Fortuna Critica

Elegância desatinada



Luiz Paulo Faccioli
Rascunho, Ano 3, n° 31 (Curitiba, novembro/2002)

Enquanto alguns autores teimam em ignorar a simplicidade perfeita da máxima à que já se renderam os melhores - o bom conto nada mais é do que uma história bem contada -, outros descobrem que contista habilidoso também é o que pega o leitor pela mão e o leva a conhecer o inusitado, encantando-o com a novidade, mesmo que a história não faça lá muito sentido. Descobrem, noutras palavras, que a história em si não tem a mesma relevância da forma buscada para narrá-la. Aqui encontramos Leonardo Brasiliense em seu Des(a)tino.

Segunda obra ficcional do gaúcho de São Gabriel, nela Brasiliense amplia a estética já anunciada em Meu sonho acaba tarde, de 2000, narrando uma mescla de realidade e onirismo com a letra firme de quem sabe polir o discurso até chegar ao essencial.

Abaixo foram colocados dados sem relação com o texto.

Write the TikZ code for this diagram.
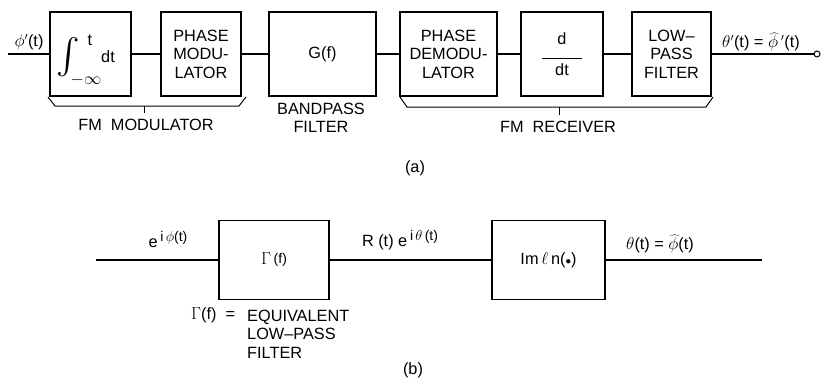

E o essencial, nesse caso, é um universo esquisitíssimo.

Apesar do texto elegante e do apuro nas construções, não é uma leitura fácil. O leitor embarca num texto simples: "Vinha pela calçada quando, sem querer, tropecei numa vassoura e bati a cabeça na borda de uma lata de lixo. (...) me desacordei. Juntou-se até a infalível platéia, absorta na quebra de sua vida cotidiana e sem graça. Levantei (...) e logo percebi que minha existência toda estava mudada." Com a queda, o narrador de Os nomes - primeiro de um conjunto de seis contos - descobre ter adquirido a inexplicável capacidade de modificar a existência ao seu bel-prazer. A partir daí, tudo se complica. O que, a princípio, nos remeteu ao Sul, logo se transfigura num sumário da intenção do autor: enquanto o realismo cria um universo verossímil a partir do insólito e nele constrói a narrativa, Brasiliense se propõe a causar desconcerto fazendo cruzar insistentemente os fluxos de um real e de um imaginário, de tal sorte que o leitor desaprende rápido a distinguir onde acaba um, onde começa o outro. "A concretude me enfastiara há muito" e com ela "fico preso a um existir, e morro", explica o narrador, cantando a letra do que ainda está por vir.

Brasiliense maneja com segurança o que Valesca de Assis define, na apresentação do volume, como "o reverso das coisas" ou "uma escritura urdida no avesso". Enquanto isso, os dois melhores contos, Os funcionários de seu Mercês e João Jiló, herói de ninguém, realizam o que sempre se espera de uma boa história: o desfecho surpreendente vem pôr ordem no caos e explicar toda a estranheza que fustigou o leitor por páginas afora.